Nitrogen Balance in a Poorly Draining Intensively Cultivated Soil

Abstract

The increasing use of nitrogen in fertilizers has not only increased the productivity of agricultural crops but also the concern for the effects of high N inputs on the natural environment. Economic, agronomic and environmental concerns have led to greater efforts towards more effective utilization of nitrogenous fertilizers, which can be achieved through a better quantitative understanding of the fate of nitrogen when applied to the soil. So Nitrogen balance was investigated in a poorly draining intensively cultivated soil.
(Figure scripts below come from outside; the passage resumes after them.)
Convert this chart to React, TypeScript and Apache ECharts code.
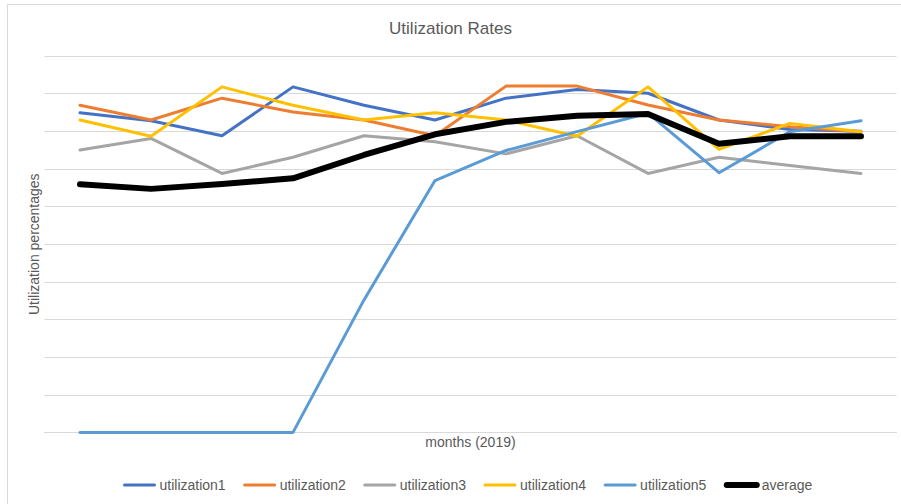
import React, { useEffect, useRef } from "react";
import * as echarts from "echarts";

const months = ["Jan", "Feb", "Mar", "Apr", "May", "Jun", "Jul", "Aug", "Sep", "Oct", "Nov", "Dec"];
const utilization1 = [84.9, 82.8, 78.8, 91.8, 86.9, 83.0, 88.8, 91.1, 90.1, 83.0, 80.5, 80.0];
const utilization2 = [86.9, 83.0, 88.8, 85.1, 83.0, 78.8, 92.0, 92.0, 87.0, 83.0, 81.2, 79.9];
const utilization3 = [75.0, 78.1, 68.8, 73.1, 78.8, 77.2, 74.0, 78.8, 68.8, 73.1, 70.9, 68.8];
const utilization4 = [83.0, 78.7, 91.8, 86.9, 83.0, 84.9, 83.0, 78.7, 91.8, 75.2, 82.1, 79.9];
const utilization5 = [0, 0, 0, 0, 35.2, 66.9, 74.9, 79.9, 84.8, 69.0, 79.9, 82.8];
const average = [65.9, 64.7, 66.0, 67.5, 73.7, 79.2, 82.5, 84.1, 84.6, 76.7, 78.7, 78.7];

const seriesNames = ["utilization1", "utilization2", "utilization3", "utilization4", "utilization5", "average"];
const seriesData = [utilization1, utilization2, utilization3, utilization4, utilization5, average];
const seriesColors = ["#4472C4", "#ED7D31", "#A5A5A5", "#FFC000", "#5B9BD5", "#000000"];
const seriesWidths = [3, 3, 3, 3, 3, 6];

const FONT = "Liberation Sans";
const TEXT = "#595959";

export default function App() {
  const ref = useRef<HTMLDivElement>(null);
  useEffect(() => {
    if (!ref.current) return;
    const chart = echarts.init(ref.current, undefined, { renderer: "svg" });
    chart.setOption({
      animation: false,
      backgroundColor: "#ffffff",
      title: {
        text: "Utilization Rates",
        left: "center",
        top: 15,
        textStyle: { fontFamily: FONT, fontSize: 17, fontWeight: "normal", color: TEXT },
      },
      graphic: [
        {
          type: "rect",
          shape: { x: 7.5, y: 4.5, width: 1000, height: 1000 },
          style: { fill: "none", stroke: "#d9d9d9", lineWidth: 1 },
          silent: true,
          z: -10,
        },
      ],
      legend: {
        left: 118,
        top: 473,
        itemWidth: 30,
        itemHeight: 14,
        itemGap: 17.5,
        data: seriesNames.map((name, i) => ({
          name,
          lineStyle: { color: seriesColors[i], width: seriesWidths[i], cap: "round" },
        })),
        itemStyle: { opacity: 0 },
        textStyle: { fontFamily: FONT, fontSize: 14, color: TEXT },
      },
      grid: { left: 44.5, right: 4.5, top: 56, bottom: 71.6 },
      xAxis: {
        type: "category",
        data: months,
        boundaryGap: true,
        name: "months (2019)",
        nameLocation: "middle",
        nameGap: 3,
        nameTextStyle: { fontFamily: FONT, fontSize: 14, color: TEXT },
        axisLine: { show: true, lineStyle: { color: "#d9d9d9", width: 1 } },
        axisTick: { show: false },
        axisLabel: { show: false },
        splitLine: { show: false },
      },
      yAxis: {
        type: "value",
        min: 0,
        max: 100,
        interval: 10,
        name: "Utilization percentages",
        nameLocation: "middle",
        nameGap: 4,
        nameTextStyle: { fontFamily: FONT, fontSize: 14, color: TEXT },
        axisLine: { show: false },
        axisTick: { show: false },
        axisLabel: { show: false },
        splitLine: { show: true, lineStyle: { color: "#d9d9d9", width: 1 } },
      },
      series: seriesNames.map((name, i) => ({
        name,
        type: "line",
        data: seriesData[i],
        symbol: "none",
        showSymbol: false,
        lineStyle: { color: seriesColors[i], width: seriesWidths[i], cap: "round", join: "round" },
        itemStyle: { color: seriesColors[i] },
        z: 2 + i,
      })),
    });
    return () => chart.dispose();
  }, []);
  return <div ref={ref} style={{ position: "fixed", left: 0, top: 0, width: 901, height: 504 }} />;
}
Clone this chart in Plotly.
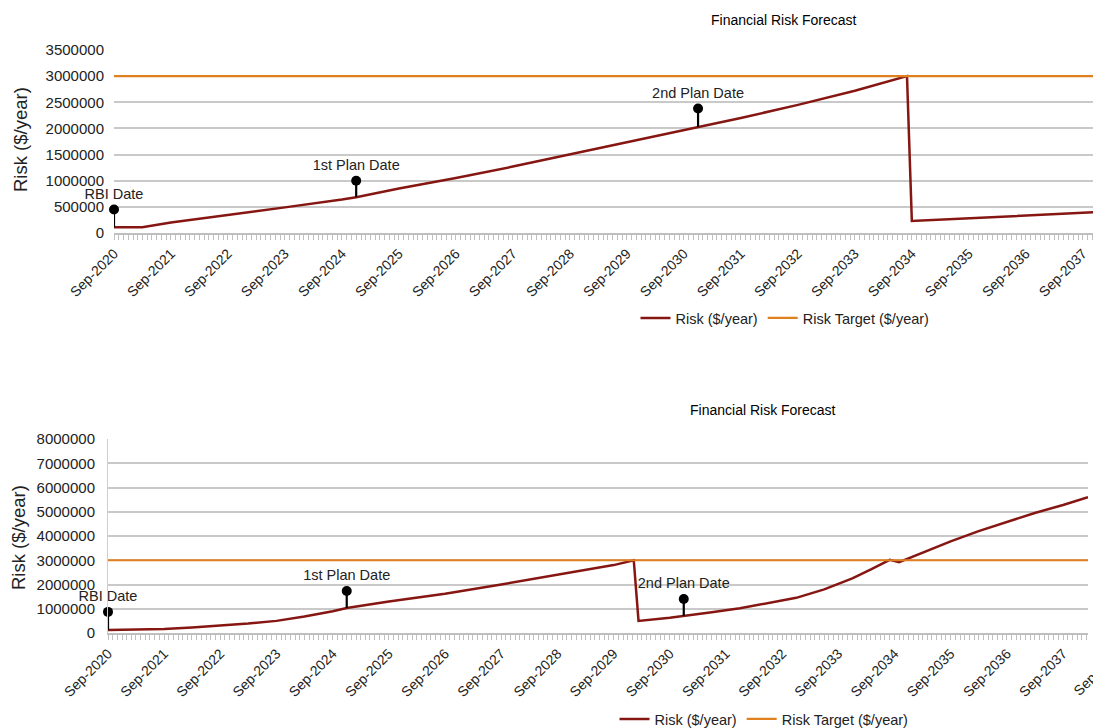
import plotly.graph_objects as go

W, H = 1093, 728
FONT = "Liberation Sans, Arial, sans-serif"
RED = "#861612"
ORANGE = "#E0801E"
GRID = "#c9c9c9"
TXT = "#222222"

# ---------------- data: top chart ----------------
top_dates = ['2020-09-01', '2021-03-01', '2021-09-01', '2022-09-01', '2023-09-01',
             '2024-09-01', '2024-12-01', '2025-09-01', '2026-09-01', '2027-09-01',
             '2028-09-01', '2029-09-01', '2030-09-01', '2030-12-01', '2031-09-01',
             '2032-09-01', '2033-09-01', '2034-08-01', '2034-09-01', '2037-12-01']
top_risk = [110000, 110000, 200000, 340000, 490000,
            640000, 685000, 850000, 1050000, 1270000,
            1500000, 1730000, 1970000, 2030000, 2200000,
            2450000, 2720000, 3000000, 230000, 400000]
top_target_dates = ['2020-09-01', '2038-01-01']
top_target = [3000000, 3000000]
top_event_dates = ['2020-09-01', '2024-12-01', '2030-12-01']
top_event_line = [110000, 685000, 2030000]
top_event_dot = [450000, 1000000, 2380000]

# ---------------- data: bottom chart ----------------
bot_dates = ['2020-09-01', '2021-03-01', '2021-09-01', '2022-03-01', '2022-09-01',
             '2023-03-01', '2023-09-01', '2024-03-01', '2024-09-01', '2024-12-01',
             '2025-09-01', '2026-09-01', '2027-09-01', '2028-09-01', '2029-09-01',
             '2030-01-10', '2030-02-10', '2030-09-01', '2030-12-01', '2031-06-01',
             '2031-12-01', '2032-06-01', '2032-12-01', '2033-06-01', '2033-12-01',
             '2034-04-01', '2034-08-01', '2034-10-01', '2035-04-01', '2035-09-01',
             '2036-03-01', '2036-09-01', '2037-03-01', '2037-09-01', '2038-02-10']
bot_risk = [120000, 130000, 170000, 230000, 300000,
            390000, 500000, 680000, 900000, 1030000,
            1300000, 1620000, 2000000, 2400000, 2800000,
            3000000, 500000, 630000, 700000, 860000,
            1020000, 1220000, 1450000, 1800000, 2250000,
            2620000, 3020000, 2920000, 3400000, 3780000,
            4200000, 4580000, 4950000, 5280000, 5600000]
bot_target_dates = ['2020-09-01', '2038-02-10']
bot_target = [3000000, 3000000]
bot_event_dates = ['2020-09-01', '2024-12-01', '2030-12-01']
bot_event_line = [120000, 1030000, 700000]
bot_event_dot = [870000, 1730000, 1400000]

event_labels = ['RBI Date', '1st Plan Date', '2nd Plan Date']
series_names = ['Risk ($/year)', 'Risk Target ($/year)']
chart_title = 'Financial Risk Forecast'
y_title = 'Risk ($/year)'
cut_label = 'Sep-2038'

fig = go.Figure()


def add_chart(xa, ya, leg, dates, risk, tdates, target, edates, eline, edot):
    fig.add_trace(go.Scatter(x=dates, y=risk, mode='lines', name=series_names[0],
                             line=dict(color=RED, width=2.5), xaxis=xa, yaxis=ya,
                             legend=leg))
    fig.add_trace(go.Scatter(x=tdates, y=target, mode='lines', name=series_names[1],
                             line=dict(color=ORANGE, width=2.2), xaxis=xa, yaxis=ya,
                             legend=leg))
    sx, sy = [], []
    for d, a, b in zip(edates, eline, edot):
        sx += [d, d, None]
        sy += [a, b, None]
    fig.add_trace(go.Scatter(x=sx, y=sy, mode='lines', line=dict(color='black', width=2.2),
                             showlegend=False, xaxis=xa, yaxis=ya, cliponaxis=False,
                             hoverinfo='skip'))
    fig.add_trace(go.Scatter(x=edates, y=edot, mode='markers+text', text=event_labels,
                             textposition='top center',
                             textfont=dict(family=FONT, size=14.5, color=TXT),
                             marker=dict(color='black', size=10),
                             showlegend=False, xaxis=xa, yaxis=ya, cliponaxis=False))


add_chart('x', 'y', 'legend', top_dates, top_risk, top_target_dates, top_target,
          top_event_dates, top_event_line, top_event_dot)
add_chart('x2', 'y2', 'legend2', bot_dates, bot_risk, bot_target_dates, bot_target,
          bot_event_dates, bot_event_line, bot_event_dot)


def xaxis_cfg(domain, anchor, rng):
    return dict(domain=domain, anchor=anchor, type='date', range=rng, automargin=False,
                tick0='2020-09-01', dtick='M12', tickformat='%b-%Y', tickangle=-45,
                ticks='outside', ticklen=5, tickcolor='#bfbfbf', tickwidth=1,
                minor=dict(ticks='outside', ticklen=5, dtick='M1', tick0='2020-09-01',
                           tickcolor='#bfbfbf', tickwidth=1, showgrid=False),
                showgrid=False, showline=True, linecolor='#bfbfbf', linewidth=2,
                zeroline=False,
                tickfont=dict(family=FONT, size=14, color=TXT))


def yaxis_cfg(domain, anchor, rng, dtick, showline):
    return dict(domain=domain, anchor=anchor, range=rng, dtick=dtick, tick0=0,
                automargin=False,
                tickformat='d', showgrid=True, gridcolor=GRID, gridwidth=1.8,
                zeroline=False, showline=showline, linecolor='#cfcfcf', linewidth=1,
                ticks='', ticklabelstandoff=9,
                tickfont=dict(family=FONT, size=15, color=TXT))


def ann(text, x, y, size, angle=0, color=TXT):
    return dict(text=text, x=x, y=y, xref='paper', yref='paper', xanchor='center',
                yanchor='middle', textangle=angle, showarrow=False,
                font=dict(family=FONT, size=size, color=color))


fig.update_layout(
    template='none',
    width=W, height=H,
    margin=dict(l=0, r=0, t=0, b=0, autoexpand=False),
    paper_bgcolor='white', plot_bgcolor='white',
    hovermode=False,
    xaxis=xaxis_cfg([114 / W, 1.0], 'y', ['2020-09-01', '2037-11-05']),
    yaxis=yaxis_cfg([1 - 233 / H, 1 - 50 / H], 'x', [0, 3500000], 500000, False),
    xaxis2=xaxis_cfg([108 / W, 1088 / W], 'y2', ['2020-09-01', '2038-02-10']),
    yaxis2=yaxis_cfg([1 - 633 / H, 1 - 439 / H], 'x2', [0, 8000000], 1000000, True),
    legend=dict(orientation='h', x=785 / W, xanchor='center', y=1 - 318 / H,
                yanchor='middle', itemwidth=30, bgcolor='rgba(0,0,0,0)',
                font=dict(family=FONT, size=14.5, color=TXT)),
    legend2=dict(orientation='h', x=764 / W, xanchor='center', y=1 - 719 / H,
                 yanchor='middle', itemwidth=30, bgcolor='rgba(0,0,0,0)',
                 font=dict(family=FONT, size=14.5, color=TXT)),
    showlegend=True,
    annotations=[
        ann(chart_title, 784 / W, 1 - 20 / H, 14, color='black'),
        ann(chart_title, 763 / W, 1 - 410 / H, 14, color='black'),
        ann(y_title, 20 / W, 1 - 140 / H, 18.5, angle=-90),
        ann(y_title, 18 / W, 1 - 538 / H, 18.5, angle=-90),
        dict(text=cut_label, x=1128 / W, y=1 - 641 / H, xref='paper', yref='paper',
             xanchor='right', yanchor='top', textangle=-45, showarrow=False,
             font=dict(family=FONT, size=14, color=TXT)),
    ],
)

fig.write_html("out.html")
Nitrogen inputs and outputs, such as additions by precipitation (N_atm), irrigation water (N_irr), commercial fertilizers (N_fert), mineralization (N_min), denitrification (N_denitr), volatilization (N_gas), capillary rise (N_cap), uptake (N_upt), residual (N_res) and leaching (N_leac) were studied and quantified during a period of 72 weeks for two growing crops (maize and wheat). Nitrogen excess or deficit at time ‘t’ (Nt) was calculated from the following balance equation: Nt = N_res + N_atm + N_irr + N_min + N_fert + N_cap − N_upt − N_denitr – N_gas − N_leac. Existing models were used after proper adjustments to calculate these fluxes. Only a single model, based on soil temperature at 60 cm and NO₃^--N concentration in ground water was developed for the estimation of denitrification at the ground water boundary. The calculated values satisfactorily matched the respective experimental data. The results shown that the greater part of the applied nitrogen fertilizer was lost to ground water during the winter causing considerable environmental concern. For sustainable land use, inputs and outputs of nutrients must be balanced in order to avoid negative impacts on the environment, especially in intensively exploited agricultural ecosystems.